Dorothy: Rose, how is this a story about faith?
Rose: Well, when he got back, it was the dead of winter. Tired and hungry, but still clinging to his belief that he would find the Fountain of Intelligence, he saw the miracle water trickling out of the ground, and he fell to his knees and tasted it. Unfortunately, it was a broken sewer main. Two days later, he died of cholera.
Dorothy: What is the point, Rose?
Rose: He was positive he had found the Fountain of Intelligence. In fact, his dying words were, "I think I've learned something from this."
Blanche: Well, all right, Rose, how does it make you feel?
Rose: To be honest, a little bit like Mr. Snuffles.
Sophia: Blanche, would you mind? You're closer to the knife drawer.
Rose: One summer, when I was a little girl, Henrietta, our pig, gave birth to a litter of six. And the next day, my father won the annual St. Olaf watermelon-seed spitting contest and he brought home a prize piglet.
Blanche: Mr. Snuffles.
Sophia: You're listening?
Rose: Anyway, I loved Mr. Snuffles. I watched him grow. I suffered with him. The way Henrietta's brood made him feel like such an outsider. It was an awful thing to see.
Sophia: Hey, hearing it is no walk in the park.
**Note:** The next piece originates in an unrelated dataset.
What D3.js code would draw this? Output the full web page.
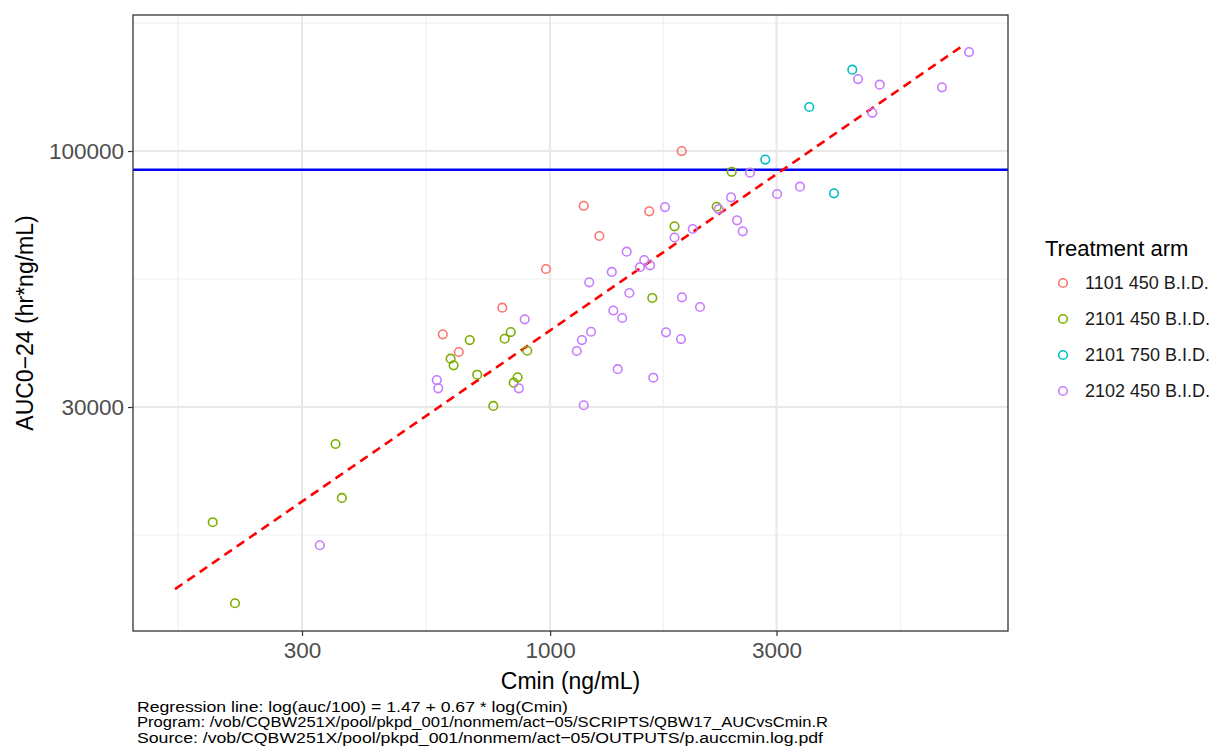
<!DOCTYPE html>
<html lang="en">
<head>
<meta charset="utf-8">
<title>AUC vs Cmin</title>
<script src="https://cdn.jsdelivr.net/npm/d3@7"></script>
<style>
    body { margin: 0; background: #fff; }
    svg text { font-family: "Liberation Sans", Arial, sans-serif; }
    .axis path { display: none; }
    .axis line { stroke: #333; stroke-width: 1.2; }
    .axis text { fill: #4d4d4d; font-size: 22.5px; }
</style>
</head>
<body>
<script>
// ---- data ----
var arms = ["1101 450 B.I.D.", "2101 450 B.I.D.", "2101 750 B.I.D.", "2102 450 B.I.D."];
var armColors = ["#F8766D", "#7CAE00", "#00BFC4", "#C77CFF"];

// [Cmin, AUC0-24] per arm
var arm1101_450 = [[1894, 100000], [1177, 77300], [1618, 75300], [1270, 67060], [980, 57410],
    [793, 47860], [594, 42230], [642, 38860]];
var arm2101_450 = [[2414, 90690], [2244, 76940], [1829, 70190], [1642, 50100], [677, 41110],
    [826, 42680], [802, 41360], [895, 39090], [617, 37650], [626, 36500], [702, 34920],
    [854, 34500], [838, 33640], [759, 30150], [353, 25210], [364, 19560], [194.5, 17450], [216.7, 11920]];
var arm2101_750 = [[4334, 146600], [3517, 123000], [2841, 96070], [3965, 81970]];
var arm2102_450 = [[7636, 159300], [4456, 140300], [4950, 136600], [6696, 134900], [4775, 119700],
    [2638, 90300], [3362, 84550], [3008, 81700], [2406, 80440], [1746, 76840], [2266, 76120],
    [2477, 72190], [1998, 69300], [2546, 68550], [1829, 66580], [1450, 62280], [1579, 59900],
    [1624, 58420], [1546, 57890], [1349, 56620], [1209, 53930], [1469, 51290], [1896, 50260],
    [2070, 48020], [1359, 47230], [1419, 45600], [884, 45310], [1220, 42740], [1755, 42620],
    [1167, 41110], [1887, 41300], [1138, 39040], [1388, 35840], [1650, 34430], [577, 34060],
    [581, 32760], [859, 32760], [1177, 30250], [327, 15660]];
var armData = [arm1101_450, arm2101_450, arm2101_750, arm2102_450];

var regLine = [[162, 12740], [7406, 164100]];   // dashed regression line end points
var refAUC = 91600;                               // horizontal reference line

var xTicks = [300, 1000, 3000];
var yTicks = [30000, 100000];
var xLimits = [132.1, 9226];
var yLimits = [10462, 189600];

var footer = [
    "Regression line: log(auc/100) = 1.47 + 0.67 * log(Cmin)",
    "Program: /vob/CQBW251X/pool/pkpd_001/nonmem/act\u221205/SCRIPTS/QBW17_AUCvsCmin.R",
    "Source: /vob/CQBW251X/pool/pkpd_001/nonmem/act\u221205/OUTPUTS/p.auccmin.log.pdf"
];
var footerWidths = [431, 691, 686];  // rendered widths in the reference

// ---- layout ----
var w = 1215, h = 752;
var pL = 133, pR = 1008, pT = 15, pB = 631;

var svg = d3.select("body").append("svg").attr("width", w).attr("height", h);
svg.append("rect").attr("width", w).attr("height", h).attr("fill", "#fff");

var x = d3.scaleLog().domain(xLimits).range([pL, pR]);
var y = d3.scaleLog().domain(yLimits).range([pB, pT]);

// minor breaks the ggplot way: midpoints between (extended) majors in log space
function minorBreaks(ticks, limits) {
    var b = ticks.map(Math.log10);
    var bd = b[1] - b[0];
    var lo = Math.log10(limits[0]), hi = Math.log10(limits[1]);
    if (lo < b[0]) b.unshift(b[0] - bd);
    if (hi > b[b.length - 1]) b.push(b[b.length - 1] + bd);
    var out = [];
    for (var i = 0; i < b.length - 1; i++) {
        var m = (b[i] + b[i + 1]) / 2;
        if (m > lo && m < hi) out.push(Math.pow(10, m));
    }
    return out;
}

var grid = svg.append("g");
minorBreaks(xTicks, xLimits).forEach(function (v) {
    grid.append("line").attr("x1", x(v)).attr("x2", x(v)).attr("y1", pT).attr("y2", pB)
        .attr("stroke", "#f0f0f0").attr("stroke-width", 1.2);
});
minorBreaks(yTicks, yLimits).forEach(function (v) {
    grid.append("line").attr("y1", y(v)).attr("y2", y(v)).attr("x1", pL).attr("x2", pR)
        .attr("stroke", "#f0f0f0").attr("stroke-width", 1.2);
});
xTicks.forEach(function (v) {
    grid.append("line").attr("x1", x(v)).attr("x2", x(v)).attr("y1", pT).attr("y2", pB)
        .attr("stroke", "#e8e8e8").attr("stroke-width", 2);
});
yTicks.forEach(function (v) {
    grid.append("line").attr("y1", y(v)).attr("y2", y(v)).attr("x1", pL).attr("x2", pR)
        .attr("stroke", "#e8e8e8").attr("stroke-width", 2);
});

// reference line
svg.append("line")
    .attr("x1", pL).attr("x2", pR)
    .attr("y1", y(refAUC)).attr("y2", y(refAUC))
    .attr("stroke", "#0000ee").attr("stroke-width", 2.6);

// regression line
svg.append("path")
    .datum(regLine)
    .attr("d", d3.line().x(function (d) { return x(d[0]); }).y(function (d) { return y(d[1]); }))
    .attr("fill", "none")
    .attr("stroke", "#ff0000")
    .attr("stroke-width", 2.6)
    .attr("stroke-dasharray", "9,6");

// points
armData.forEach(function (pts, i) {
    svg.append("g").selectAll("circle")
        .data(pts)
        .enter()
        .append("circle")
        .attr("cx", function (d) { return x(d[0]); })
        .attr("cy", function (d) { return y(d[1]); })
        .attr("r", 4.3)
        .attr("fill", "none")
        .attr("stroke", armColors[i])
        .attr("stroke-width", 1.6);
});

// panel border
svg.append("rect")
    .attr("x", pL).attr("y", pT).attr("width", pR - pL).attr("height", pB - pT)
    .attr("fill", "none").attr("stroke", "#333").attr("stroke-width", 1.3);

// axes
svg.append("g")
    .attr("class", "x axis")
    .attr("transform", "translate(0," + pB + ")")
    .call(d3.axisBottom(x).tickValues(xTicks).tickFormat(d3.format("d")).tickSize(5).tickPadding(6));

svg.append("g")
    .attr("class", "y axis")
    .attr("transform", "translate(" + pL + ",0)")
    .call(d3.axisLeft(y).tickValues(yTicks).tickFormat(d3.format("d")).tickSize(5).tickPadding(4));

// axis titles
svg.append("text")
    .attr("x", (pL + pR) / 2).attr("y", 689)
    .attr("text-anchor", "middle")
    .attr("font-size", 23)
    .text("Cmin (ng/mL)");

svg.append("text")
    .attr("transform", "translate(33," + ((pT + pB) / 2) + ") rotate(-90)")
    .attr("text-anchor", "middle")
    .attr("font-size", 23)
    .text("AUC0\u221224 (hr*ng/mL)");

// legend
var legend = svg.append("g").attr("transform", "translate(1045,0)");
legend.append("text").attr("x", 0).attr("y", 256).attr("font-size", 22).text("Treatment arm");
arms.forEach(function (a, i) {
    var cy = 283 + i * 36;
    legend.append("circle").attr("cx", 18).attr("cy", cy).attr("r", 4.3)
        .attr("fill", "none").attr("stroke", armColors[i]).attr("stroke-width", 1.6);
    legend.append("text").attr("x", 40).attr("y", cy).attr("dy", "0.35em")
        .attr("font-size", 18).attr("fill", "#1a1a1a").text(a);
});

// footer notes
footer.forEach(function (t, i) {
    svg.append("text")
        .attr("x", 137).attr("y", 712 + i * 15.3)
        .attr("font-size", 15.5)
        .attr("textLength", footerWidths[i])
        .attr("lengthAdjust", "spacingAndGlyphs")
        .attr("fill", "#000")
        .text(t);
});
</script>
</body>
</html>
Rose: Mr. Snuffles never did get over his feeling of alienation. He grew fat and despondent. The last report we had on him, he stowed away in a truck to Chicago and tearfully surrendered himself to the Oscar Mayer people. I don't want that to happen to me, Sophia.
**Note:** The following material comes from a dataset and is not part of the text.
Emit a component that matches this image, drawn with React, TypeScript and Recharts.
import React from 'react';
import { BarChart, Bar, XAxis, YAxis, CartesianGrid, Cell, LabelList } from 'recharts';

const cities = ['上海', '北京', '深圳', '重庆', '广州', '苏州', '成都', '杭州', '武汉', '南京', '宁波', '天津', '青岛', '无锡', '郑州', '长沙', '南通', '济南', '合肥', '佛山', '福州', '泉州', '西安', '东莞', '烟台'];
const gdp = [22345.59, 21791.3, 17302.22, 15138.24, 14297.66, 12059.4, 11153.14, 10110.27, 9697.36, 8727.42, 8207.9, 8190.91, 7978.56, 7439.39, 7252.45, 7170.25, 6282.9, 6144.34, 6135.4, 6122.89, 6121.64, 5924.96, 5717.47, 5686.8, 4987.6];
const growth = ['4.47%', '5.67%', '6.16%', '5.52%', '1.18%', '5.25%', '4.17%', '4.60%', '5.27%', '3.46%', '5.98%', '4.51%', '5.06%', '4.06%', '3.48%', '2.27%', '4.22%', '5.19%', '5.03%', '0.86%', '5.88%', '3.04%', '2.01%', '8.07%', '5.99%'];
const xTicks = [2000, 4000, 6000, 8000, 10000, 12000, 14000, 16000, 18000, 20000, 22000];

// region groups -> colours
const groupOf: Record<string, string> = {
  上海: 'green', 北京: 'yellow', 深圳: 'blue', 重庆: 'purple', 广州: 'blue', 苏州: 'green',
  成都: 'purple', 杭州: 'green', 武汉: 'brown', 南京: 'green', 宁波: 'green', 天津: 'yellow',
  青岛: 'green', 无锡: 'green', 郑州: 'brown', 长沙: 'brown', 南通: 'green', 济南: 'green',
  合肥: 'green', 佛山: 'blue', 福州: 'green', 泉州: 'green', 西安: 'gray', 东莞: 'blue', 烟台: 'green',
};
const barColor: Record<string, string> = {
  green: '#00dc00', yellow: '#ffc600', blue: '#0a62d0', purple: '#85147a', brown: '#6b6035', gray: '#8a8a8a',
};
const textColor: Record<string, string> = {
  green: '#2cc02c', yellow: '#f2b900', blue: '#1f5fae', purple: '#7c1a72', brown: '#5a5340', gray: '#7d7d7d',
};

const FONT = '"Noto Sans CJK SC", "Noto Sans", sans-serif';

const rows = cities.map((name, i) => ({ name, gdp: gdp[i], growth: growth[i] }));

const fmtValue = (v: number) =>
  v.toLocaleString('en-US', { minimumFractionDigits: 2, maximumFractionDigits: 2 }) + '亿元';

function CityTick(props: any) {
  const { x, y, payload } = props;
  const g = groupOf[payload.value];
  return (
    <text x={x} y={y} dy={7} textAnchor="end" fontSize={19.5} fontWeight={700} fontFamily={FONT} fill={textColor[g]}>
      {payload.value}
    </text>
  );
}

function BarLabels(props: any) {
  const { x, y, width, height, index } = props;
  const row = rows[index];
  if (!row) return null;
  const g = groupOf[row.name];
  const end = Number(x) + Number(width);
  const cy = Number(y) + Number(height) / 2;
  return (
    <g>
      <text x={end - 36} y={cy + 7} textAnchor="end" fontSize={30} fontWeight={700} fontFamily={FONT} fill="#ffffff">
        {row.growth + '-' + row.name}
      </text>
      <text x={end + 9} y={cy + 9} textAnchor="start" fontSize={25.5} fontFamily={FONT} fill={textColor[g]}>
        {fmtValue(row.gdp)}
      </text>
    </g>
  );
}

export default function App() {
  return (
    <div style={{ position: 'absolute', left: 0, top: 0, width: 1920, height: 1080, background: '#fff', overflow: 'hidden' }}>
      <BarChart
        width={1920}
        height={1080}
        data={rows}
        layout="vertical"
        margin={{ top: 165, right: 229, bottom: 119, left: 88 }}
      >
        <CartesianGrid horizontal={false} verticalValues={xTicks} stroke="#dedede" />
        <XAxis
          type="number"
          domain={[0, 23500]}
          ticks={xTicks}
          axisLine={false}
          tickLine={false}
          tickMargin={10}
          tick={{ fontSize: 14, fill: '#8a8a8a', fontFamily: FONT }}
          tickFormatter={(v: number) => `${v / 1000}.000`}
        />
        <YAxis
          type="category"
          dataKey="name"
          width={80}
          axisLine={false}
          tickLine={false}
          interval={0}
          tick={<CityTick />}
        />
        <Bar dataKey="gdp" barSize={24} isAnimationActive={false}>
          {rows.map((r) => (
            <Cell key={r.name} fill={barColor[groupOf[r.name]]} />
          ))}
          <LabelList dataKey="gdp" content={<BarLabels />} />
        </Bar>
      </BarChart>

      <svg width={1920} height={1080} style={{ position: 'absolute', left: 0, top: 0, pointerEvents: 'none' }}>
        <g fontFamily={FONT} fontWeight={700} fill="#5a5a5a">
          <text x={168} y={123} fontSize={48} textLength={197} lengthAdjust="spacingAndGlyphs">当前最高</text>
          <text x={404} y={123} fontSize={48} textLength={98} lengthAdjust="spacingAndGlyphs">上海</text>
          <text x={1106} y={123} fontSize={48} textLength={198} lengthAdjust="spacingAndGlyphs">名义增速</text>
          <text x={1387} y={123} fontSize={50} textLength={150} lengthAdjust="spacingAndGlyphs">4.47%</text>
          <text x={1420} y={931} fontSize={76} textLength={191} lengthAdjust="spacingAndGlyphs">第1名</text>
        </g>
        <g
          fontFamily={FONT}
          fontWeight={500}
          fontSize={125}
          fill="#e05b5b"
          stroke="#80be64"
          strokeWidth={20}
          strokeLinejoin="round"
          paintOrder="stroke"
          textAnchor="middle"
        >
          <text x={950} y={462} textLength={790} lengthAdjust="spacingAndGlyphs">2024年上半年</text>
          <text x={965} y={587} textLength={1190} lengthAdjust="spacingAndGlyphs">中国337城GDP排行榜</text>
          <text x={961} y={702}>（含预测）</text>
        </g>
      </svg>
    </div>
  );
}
Rose: We had a Festival of the Dancing Virgins in St. Olaf, too. Every year, we'd go down to the lake, and they'd be flopping around on the dock. Oh, no, wait. That was the Festival of the Dancing Sturgeons.
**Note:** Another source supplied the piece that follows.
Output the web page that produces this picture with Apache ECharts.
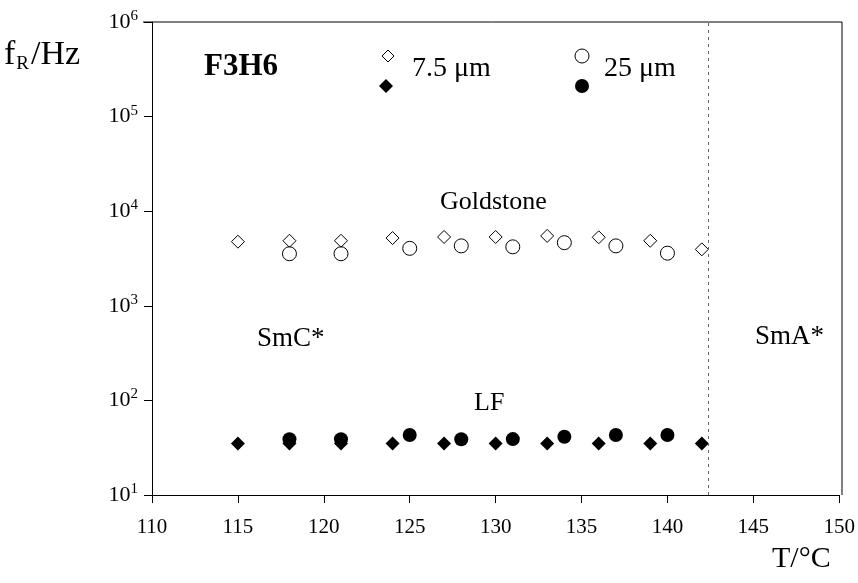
<!DOCTYPE html>
<html>
<head>
<meta charset="utf-8">
<script src="https://cdn.jsdelivr.net/npm/echarts@6/dist/echarts.min.js"></script>
<style>
  html, body { margin: 0; padding: 0; background: #fff; }
  #main { width: 858px; height: 583px; }
</style>
</head>
<body>
<div id="main"></div>
<script>
// temperatures (°C) and relaxation frequencies (Hz)
const gsThinT = [115, 118, 121, 124, 127, 130, 133, 136, 139, 142];
const gsThinF = [4760, 4870, 4870, 5200, 5340, 5340, 5480, 5300, 4870, 3950];
const gsThickT = [118, 121, 125, 128, 131, 134, 137, 140];
const gsThickF = [3550, 3550, 4050, 4300, 4200, 4650, 4300, 3600];

const lfThinT = [115, 118, 121, 124, 127, 130, 133, 136, 139, 142];
const lfThinF = [35, 35, 35, 35, 35, 35, 35, 35, 35, 35];
const lfThickT = [118, 121, 125, 128, 131, 134, 137, 140];
const lfThickF = [38.8, 38.8, 43, 38.8, 39, 41.3, 43, 43];

const transitionT = 142.4; // SmC* -> SmA*

const FONT = '"Liberation Serif", "DejaVu Serif", serif';
const zip = (a, b) => a.map((x, i) => [x, b[i]]);
const diamond = 'path://M0,-1L1,0L0,1L-1,0Z';

const chart = echarts.init(document.getElementById('main'));

const option = {
  animation: false,
  textStyle: { fontFamily: FONT, color: '#000' },
  grid: { left: 152, right: 16, top: 22, bottom: 88, show: false },
  xAxis: {
    type: 'value',
    min: 110, max: 150, interval: 5,
    axisLine: { onZero: false, lineStyle: { color: '#000', width: 1 } },
    axisTick: { show: true, inside: false, length: 8, lineStyle: { color: '#000' } },
    axisLabel: { fontFamily: FONT, fontSize: 21, color: '#000', margin: 22 },
    splitLine: { show: false }
  },
  yAxis: {
    type: 'log',
    min: 10, max: 1e6, logBase: 10,
    axisLine: { show: true, lineStyle: { color: '#000', width: 1 } },
    axisTick: { show: true, inside: false, length: 8, lineStyle: { color: '#000' } },
    minorTick: { show: false },
    splitLine: { show: false },
    axisLabel: {
      margin: 14,
      formatter: v => '{b|10}{s|' + Math.round(Math.log10(v)) + '}',
      rich: {
        b: { fontFamily: FONT, fontSize: 22, color: '#000' },
        s: { fontFamily: FONT, fontSize: 15, color: '#000', padding: [0, 0, 12, 0] }
      }
    }
  },
  series: [
    {
      name: 'gs 7.5', type: 'scatter', data: zip(gsThinT, gsThinF),
      symbol: diamond, symbolSize: 13,
      itemStyle: { color: '#fff', borderColor: '#000', borderWidth: 1, opacity: 1 },
      markLine: {
        silent: true, symbol: 'none', label: { show: false },
        lineStyle: { color: '#666', type: [3, 4], width: 1 },
        data: [{ xAxis: transitionT }]
      }
    },
    {
      name: 'gs 25', type: 'scatter', data: zip(gsThickT, gsThickF),
      symbol: 'circle', symbolSize: 14,
      itemStyle: { color: 'rgba(255,255,255,0)', borderColor: '#000', borderWidth: 1, opacity: 1 }
    },
    {
      name: 'lf 7.5', type: 'scatter', data: zip(lfThinT, lfThinF),
      symbol: diamond, symbolSize: 14,
      itemStyle: { color: '#000', opacity: 1 }
    },
    {
      name: 'lf 25', type: 'scatter', data: zip(lfThickT, lfThickF),
      symbol: 'circle', symbolSize: 14,
      itemStyle: { color: '#000', opacity: 1 }
    }
  ],
  graphic: [
    // plot frame, top and right
    { type: 'line', shape: { x1: 143, y1: 22, x2: 842, y2: 22 }, style: { stroke: '#000', lineWidth: 1 } },
    { type: 'line', shape: { x1: 842, y1: 22, x2: 842, y2: 495 }, style: { stroke: '#000', lineWidth: 1 } },
    // axis titles
    {
      type: 'text', left: 4, top: 38,
      style: {
        text: '{a|f}{sub|R}{a|/Hz}',
        rich: {
          a: { fontFamily: FONT, fontSize: 34, fill: '#000' },
          sub: { fontFamily: FONT, fontSize: 19, fill: '#000', padding: [18, 2, 0, 1] }
        }
      }
    },
    { type: 'text', left: 772, top: 544, style: { text: 'T/°C', font: '30px ' + FONT, fill: '#000' } },
    { type: 'text', left: 204, top: 51, style: { text: 'F3H6', font: 'bold 31px ' + FONT, fill: '#000' } },
    // legend
    { type: 'polygon', shape: { points: [[388, 50], [394, 56], [388, 62], [382, 56]] }, style: { fill: '#fff', stroke: '#000' } },
    { type: 'polygon', shape: { points: [[386, 79], [393, 86], [386, 93], [379, 86]] }, style: { fill: '#000' } },
    { type: 'text', left: 412, top: 55, style: { text: '7.5 μm', font: '28px ' + FONT, fill: '#000' } },
    { type: 'circle', shape: { cx: 582, cy: 56, r: 7 }, style: { fill: '#fff', stroke: '#000' } },
    { type: 'circle', shape: { cx: 582, cy: 86, r: 7 }, style: { fill: '#000' } },
    { type: 'text', left: 604, top: 55, style: { text: '25 μm', font: '28px ' + FONT, fill: '#000' } },
    // annotations
    { type: 'text', left: 440, top: 189, style: { text: 'Goldstone', font: '26px ' + FONT, fill: '#000' } },
    { type: 'text', left: 257, top: 325, style: { text: 'SmC*', font: '27px ' + FONT, fill: '#000' } },
    { type: 'text', left: 755, top: 323, style: { text: 'SmA*', font: '27px ' + FONT, fill: '#000' } },
    { type: 'text', left: 474, top: 390, style: { text: 'LF', font: '26px ' + FONT, fill: '#000' } }
  ]
};

chart.setOption(option);
</script>
</body>
</html>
Dorothy: What is wrong with you, woman?
Rose: I think it's great that you want to have your baby here. Boy, in St. Olaf, the mother was always with the daughter when she gave birth. And if the mother was out of town, then the mother of the father was there. And if she was out of town, then we'd call Lucky Gunther.
Dorothy: Oh, what the hell. She has a birthday coming up. Why, Rose?
Rose: After the thresher accident, they replaced Lucky's arm with a forceps. Yep. Lucky Gunther. He was in charge of delivering babies and handing out corn at the Rotary picnics.
Dorothy: Shut up, Rose.
Rose: I haven't been this scared since 1952, when St. Olaf's most active volcano threatened to erupt. Luckily, there were some Druid priests who were in town for the opening of Stonehengeland. They said they could stop it if they could sacrifice the town's dumbest virgin. I don't know why I raised my hand. It must have just been the excitement of the moment. But they said the only way to prevent the eruption was for me to crawl through their legs, up the volcano, while they gave me my birthday whacks. Well - and you're not gonna believe this - it turns out they weren't Druid priests at all. Just a bunch of Shriners looking for a good time.